DPR Tanyakan Langkah Pemerintah Produksi Obat Dalam Negeri

Kiki Apriyansyah | Rabu, 07 Desember 2022 - 17:32 WIB


Politisi PDI-Perjuangan itu pun menanyakan semangat penerintah untuk untuk menuju kemandirian obat dalam negeri.
Pemain Garuda Select, David Maulana Foto : Anggota Komisi IX DPR RI Ribka Tjiptaning foto : doc. Humas DPR RI

Jakarta - Anggota Komisi VII DPR RI Ribka Tjiptaning Proletariyati mempertanyakan langkah pemerintah dalam memproduksi obat dalam negeri. Pasalnya Menteri Perindustrian (Menperin) Agus Gumiwang Kartasasmita mengklaim saat ini industri farmasi nasional telah menguasai pasar obat sekitar 89 persen. Menurut Ribka, sebelumnya upaya memproduksi obat di dalam negeri pernah digagas mantan Menteri Kesehatan Terawan Agus Putranto. Ribka yakin, jika terealisasi, akan baik untuk produk dalam negeri.

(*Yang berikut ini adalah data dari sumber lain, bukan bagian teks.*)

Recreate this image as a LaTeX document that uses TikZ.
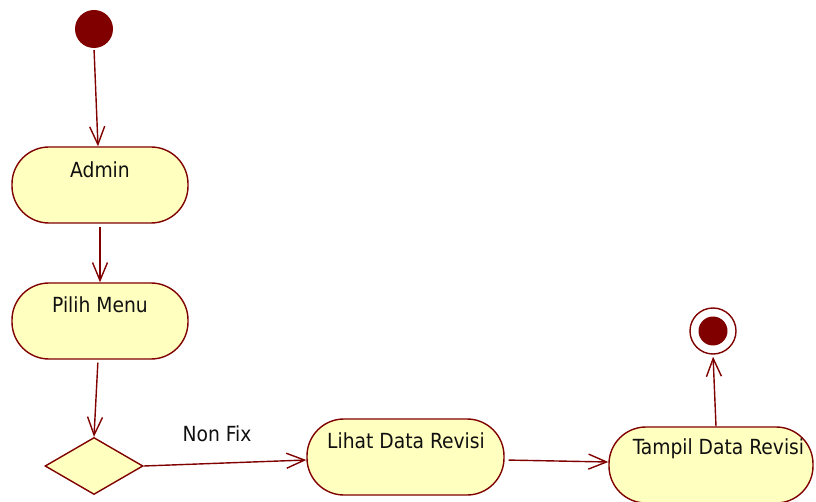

“Kalau sampai bolak-balik, mental orang-orang kita sendiri yang harus diubah. User-nya harus mau pake produk dalam negeri. Kemarin berkembang isu ginjal akut kronis, belum-belum Menteri Kesehatan mau impor obat dari Singapura dan Australia dengan harga Rp16 juta per vial. Enggak mungkin ditanggung BPJS,” kata Ribka dalam Rapat Kerja Komisi VII DPR RI bersama Menteri Perindustrian Agus Gumiwang Kartasasmita beserta jajaran di Gedung Nusantara I, Kompleks Parlemen, Senayan, Jakarta, Rabu 7/12/2022.

Politisi PDI-Perjuangan itu pun menanyakan semangat penerintah untuk menuju kemandirian obat dalam negeri.

“Jangan sampai Menperin semangat ke sana (kemandirian obat dalam negeri, memproduksi, mendorong obat-obat dalam negeri tapi (Menteri) yang satunya gila impor. Soalnya impor ada fee-nya. Dalam negeri enggak. Dokter-dokter kita juga (orientasi obat impor). Yang idealis ada 10 persen saya lihat,” ucap Ribka.

Dari pengamatan yang ia lakukan, pasien mengeluhkan obat yang disarankan dokter cukup mahal.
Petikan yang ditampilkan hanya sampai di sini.